__Directions__.
Pictures aside, quote the whole listing exactly.

** Begin **

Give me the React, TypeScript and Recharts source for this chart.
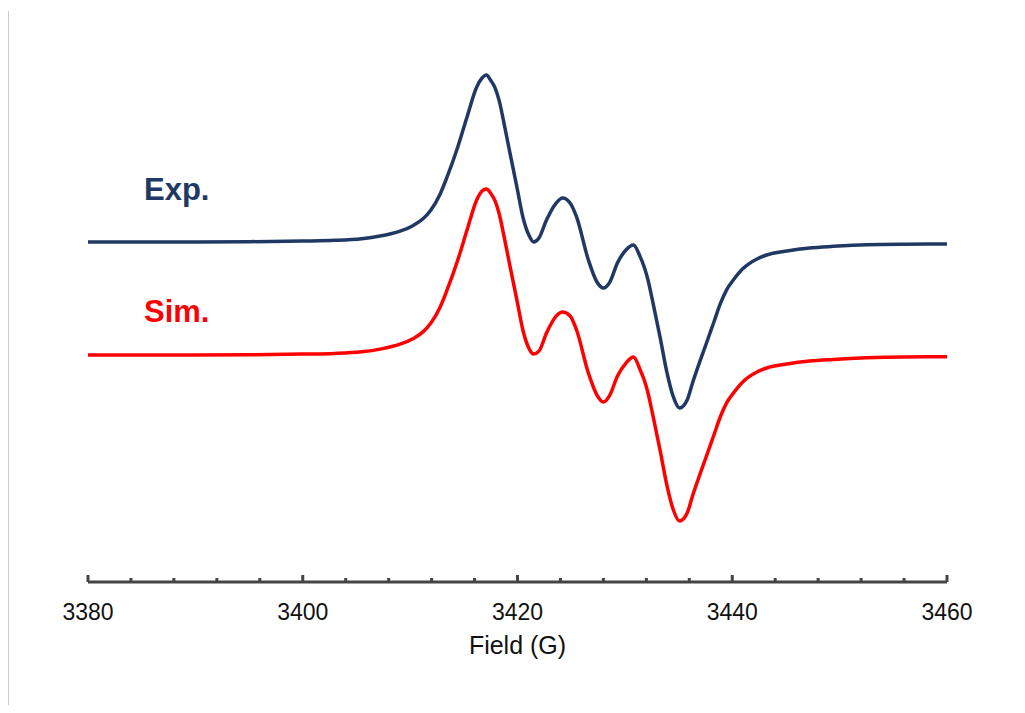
import React from "react";
import { LineChart, Line, XAxis, YAxis } from "recharts";

// magnetic field (G) at each read-off point
const FIELD = [
  3380, 3390, 3395, 3400, 3403, 3405.5, 3407.2, 3408.2, 3409.0, 3410.3,
  3411.2, 3411.9, 3412.8, 3413.4, 3414.4, 3415.3, 3416.2, 3416.7, 3417.1, 3417.5,
  3417.9, 3418.3, 3418.7, 3419.3, 3420.0, 3420.5, 3421.1, 3421.5, 3422.0, 3422.7,
  3423.6, 3424.2, 3424.9, 3425.5, 3426.6, 3427.4, 3428.0, 3428.6, 3429.3, 3430.1,
  3430.8, 3431.4, 3431.8, 3432.1, 3432.6, 3433.3, 3433.9, 3434.5, 3435.1, 3435.8,
  3436.3, 3437.6, 3438.3, 3438.9, 3439.5, 3440.1, 3441.0, 3442.3, 3443.2, 3445.1,
  3447.2, 3449.4, 3452.5, 3456.0, 3460,
];

// first-derivative signal, normalised (a.u.)
const EXP = [
  0, 0, 0.002, 0.006, 0.01, 0.02, 0.036, 0.05, 0.064, 0.1,
  0.14, 0.19, 0.29, 0.385, 0.565, 0.753, 0.934, 0.988, 1.006, 0.975,
  0.93, 0.85, 0.73, 0.536, 0.313, 0.151, 0.036, 0, 0.024, 0.133,
  0.235, 0.265, 0.235, 0.151, -0.108, -0.241, -0.277, -0.241, -0.127, -0.048,
  -0.018, -0.085, -0.15, -0.215, -0.36, -0.58, -0.78, -0.93, -1.0, -0.952,
  -0.849, -0.608, -0.48, -0.37, -0.285, -0.229, -0.16, -0.102, -0.078, -0.054,
  -0.036, -0.026, -0.016, -0.013, -0.012,
];

const SIM = [
  0, 0, 0.002, 0.006, 0.01, 0.02, 0.036, 0.05, 0.064, 0.1,
  0.14, 0.19, 0.29, 0.385, 0.565, 0.753, 0.934, 0.988, 1.0, 0.975,
  0.93, 0.85, 0.73, 0.536, 0.313, 0.151, 0.036, 0.006, 0.024, 0.133,
  0.235, 0.259, 0.235, 0.151, -0.108, -0.241, -0.283, -0.241, -0.127, -0.048,
  -0.012, -0.085, -0.15, -0.215, -0.36, -0.58, -0.78, -0.93, -1.0, -0.952,
  -0.849, -0.608, -0.48, -0.37, -0.285, -0.229, -0.16, -0.102, -0.078, -0.054,
  -0.036, -0.026, -0.016, -0.011, -0.01,
];

// vertical stacking of the two traces
const EXP_OFFSET = 0;
const SIM_OFFSET = -0.681;

const MAJOR_TICKS = [3380, 3400, 3420, 3440, 3460];
const ALL_TICKS = [
  3380, 3384, 3388, 3392, 3396, 3400, 3404, 3408, 3412, 3416, 3420,
  3424, 3428, 3432, 3436, 3440, 3444, 3448, 3452, 3456, 3460,
];

const NAVY = "#203864";
const RED = "#ff0000";
const AXIS = "#444444";
const FONT = "'Liberation Sans', Arial, sans-serif";

const data = FIELD.map((f, i) => ({
  field: f,
  exp: EXP[i] + EXP_OFFSET,
  sim: SIM[i] + SIM_OFFSET,
}));

const AxisTick = (props: any) => {
  const { x, y, payload } = props;
  const major = MAJOR_TICKS.includes(payload.value);
  return (
    <g>
      <line
        x1={x}
        x2={x}
        y1={y}
        y2={y - (major ? 7 : 4)}
        stroke={AXIS}
        strokeWidth={3}
      />
      {major && (
        <text
          x={x}
          y={y + 38}
          textAnchor="middle"
          fill="#111"
          fontSize={23}
          fontFamily={FONT}
        >
          {payload.value}
        </text>
      )}
    </g>
  );
};

export default function App() {
  return (
    <div style={{ position: "relative", width: 1009, height: 697 }}>
      <div
        style={{
          position: "absolute",
          left: 0,
          top: 3,
          width: 1,
          height: 702,
          background: "#cccccc",
        }}
      />
      <LineChart
        width={1009}
        height={697}
        data={data}
        margin={{ top: 35, right: 70, left: 80, bottom: 43 }}
      >
        <XAxis
          dataKey="field"
          type="number"
          domain={[3380, 3460]}
          ticks={ALL_TICKS}
          interval={0}
          tickSize={0}
          tickMargin={0}
          tickLine={false}
          axisLine={{ stroke: AXIS, strokeWidth: 3 }}
          tick={<AxisTick />}
          height={80}
          label={{
            value: "Field (G)",
            position: "insideBottom",
            offset: 8,
            fill: "#111",
            fontSize: 25,
            fontFamily: FONT,
          }}
        />
        <YAxis hide domain={[-2.048, 1.199]} allowDataOverflow />
        <Line
          dataKey="exp"
          type="monotone"
          stroke={NAVY}
          strokeWidth={3.5}
          dot={false}
          isAnimationActive={false}
        />
        <Line
          dataKey="sim"
          type="monotone"
          stroke={RED}
          strokeWidth={3.5}
          dot={false}
          isAnimationActive={false}
        />
      </LineChart>
      <div
        style={{
          position: "absolute",
          left: 136,
          top: 166,
          fontFamily: FONT,
          fontWeight: "bold",
          fontSize: 31,
          lineHeight: "31px",
          color: NAVY,
        }}
      >
        Exp.
      </div>
      <div
        style={{
          position: "absolute",
          left: 136,
          top: 288,
          fontFamily: FONT,
          fontWeight: "bold",
          fontSize: 31,
          lineHeight: "31px",
          color: RED,
        }}
      >
        Sim.
      </div>
    </div>
  );
}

** End **

__Task response__.
Give me the React, TypeScript and Recharts source for this chart.
import React from "react";
import { LineChart, Line, XAxis, YAxis } from "recharts";

// magnetic field (G) at each read-off point
const FIELD = [
  3380, 3390, 3395, 3400, 3403, 3405.5, 3407.2, 3408.2, 3409.0, 3410.3,
  3411.2, 3411.9, 3412.8, 3413.4, 3414.4, 3415.3, 3416.2, 3416.7, 3417.1, 3417.5,
  3417.9, 3418.3, 3418.7, 3419.3, 3420.0, 3420.5, 3421.1, 3421.5, 3422.0, 3422.7,
  3423.6, 3424.2, 3424.9, 3425.5, 3426.6, 3427.4, 3428.0, 3428.6, 3429.3, 3430.1,
  3430.8, 3431.4, 3431.8, 3432.1, 3432.6, 3433.3, 3433.9, 3434.5, 3435.1, 3435.8,
  3436.3, 3437.6, 3438.3, 3438.9, 3439.5, 3440.1, 3441.0, 3442.3, 3443.2, 3445.1,
  3447.2, 3449.4, 3452.5, 3456.0, 3460,
];

// first-derivative signal, normalised (a.u.)
const EXP = [
  0, 0, 0.002, 0.006, 0.01, 0.02, 0.036, 0.05, 0.064, 0.1,
  0.14, 0.19, 0.29, 0.385, 0.565, 0.753, 0.934, 0.988, 1.006, 0.975,
  0.93, 0.85, 0.73, 0.536, 0.313, 0.151, 0.036, 0, 0.024, 0.133,
  0.235, 0.265, 0.235, 0.151, -0.108, -0.241, -0.277, -0.241, -0.127, -0.048,
  -0.018, -0.085, -0.15, -0.215, -0.36, -0.58, -0.78, -0.93, -1.0, -0.952,
  -0.849, -0.608, -0.48, -0.37, -0.285, -0.229, -0.16, -0.102, -0.078, -0.054,
  -0.036, -0.026, -0.016, -0.013, -0.012,
];

const SIM = [
  0, 0, 0.002, 0.006, 0.01, 0.02, 0.036, 0.05, 0.064, 0.1,
  0.14, 0.19, 0.29, 0.385, 0.565, 0.753, 0.934, 0.988, 1.0, 0.975,
  0.93, 0.85, 0.73, 0.536, 0.313, 0.151, 0.036, 0.006, 0.024, 0.133,
  0.235, 0.259, 0.235, 0.151, -0.108, -0.241, -0.283, -0.241, -0.127, -0.048,
  -0.012, -0.085, -0.15, -0.215, -0.36, -0.58, -0.78, -0.93, -1.0, -0.952,
  -0.849, -0.608, -0.48, -0.37, -0.285, -0.229, -0.16, -0.102, -0.078, -0.054,
  -0.036, -0.026, -0.016, -0.011, -0.01,
];

// vertical stacking of the two traces
const EXP_OFFSET = 0;
const SIM_OFFSET = -0.681;

const MAJOR_TICKS = [3380, 3400, 3420, 3440, 3460];
const ALL_TICKS = [
  3380, 3384, 3388, 3392, 3396, 3400, 3404, 3408, 3412, 3416, 3420,
  3424, 3428, 3432, 3436, 3440, 3444, 3448, 3452, 3456, 3460,
];

const NAVY = "#203864";
const RED = "#ff0000";
const AXIS = "#444444";
const FONT = "'Liberation Sans', Arial, sans-serif";

const data = FIELD.map((f, i) => ({
  field: f,
  exp: EXP[i] + EXP_OFFSET,
  sim: SIM[i] + SIM_OFFSET,
}));

const AxisTick = (props: any) => {
  const { x, y, payload } = props;
  const major = MAJOR_TICKS.includes(payload.value);
  return (
    <g>
      <line
        x1={x}
        x2={x}
        y1={y}
        y2={y - (major ? 7 : 4)}
        stroke={AXIS}
        strokeWidth={3}
      />
      {major && (
        <text
          x={x}
          y={y + 38}
          textAnchor="middle"
          fill="#111"
          fontSize={23}
          fontFamily={FONT}
        >
          {payload.value}
        </text>
      )}
    </g>
  );
};

export default function App() {
  return (
    <div style={{ position: "relative", width: 1009, height: 697 }}>
      <div
        style={{
          position: "absolute",
          left: 0,
          top: 3,
          width: 1,
          height: 702,
          background: "#cccccc",
        }}
      />
      <LineChart
        width={1009}
        height={697}
        data={data}
        margin={{ top: 35, right: 70, left: 80, bottom: 43 }}
      >
        <XAxis
          dataKey="field"
          type="number"
          domain={[3380, 3460]}
          ticks={ALL_TICKS}
          interval={0}
          tickSize={0}
          tickMargin={0}
          tickLine={false}
          axisLine={{ stroke: AXIS, strokeWidth: 3 }}
          tick={<AxisTick />}
          height={80}
          label={{
            value: "Field (G)",
            position: "insideBottom",
            offset: 8,
            fill: "#111",
            fontSize: 25,
            fontFamily: FONT,
          }}
        />
        <YAxis hide domain={[-2.048, 1.199]} allowDataOverflow />
        <Line
          dataKey="exp"
          type="monotone"
          stroke={NAVY}
          strokeWidth={3.5}
          dot={false}
          isAnimationActive={false}
        />
        <Line
          dataKey="sim"
          type="monotone"
          stroke={RED}
          strokeWidth={3.5}
          dot={false}
          isAnimationActive={false}
        />
      </LineChart>
      <div
        style={{
          position: "absolute",
          left: 136,
          top: 166,
          fontFamily: FONT,
          fontWeight: "bold",
          fontSize: 31,
          lineHeight: "31px",
          color: NAVY,
        }}
      >
        Exp.
      </div>
      <div
        style={{
          position: "absolute",
          left: 136,
          top: 288,
          fontFamily: FONT,
          fontWeight: "bold",
          fontSize: 31,
          lineHeight: "31px",
          color: RED,
        }}
      >
        Sim.
      </div>
    </div>
  );
}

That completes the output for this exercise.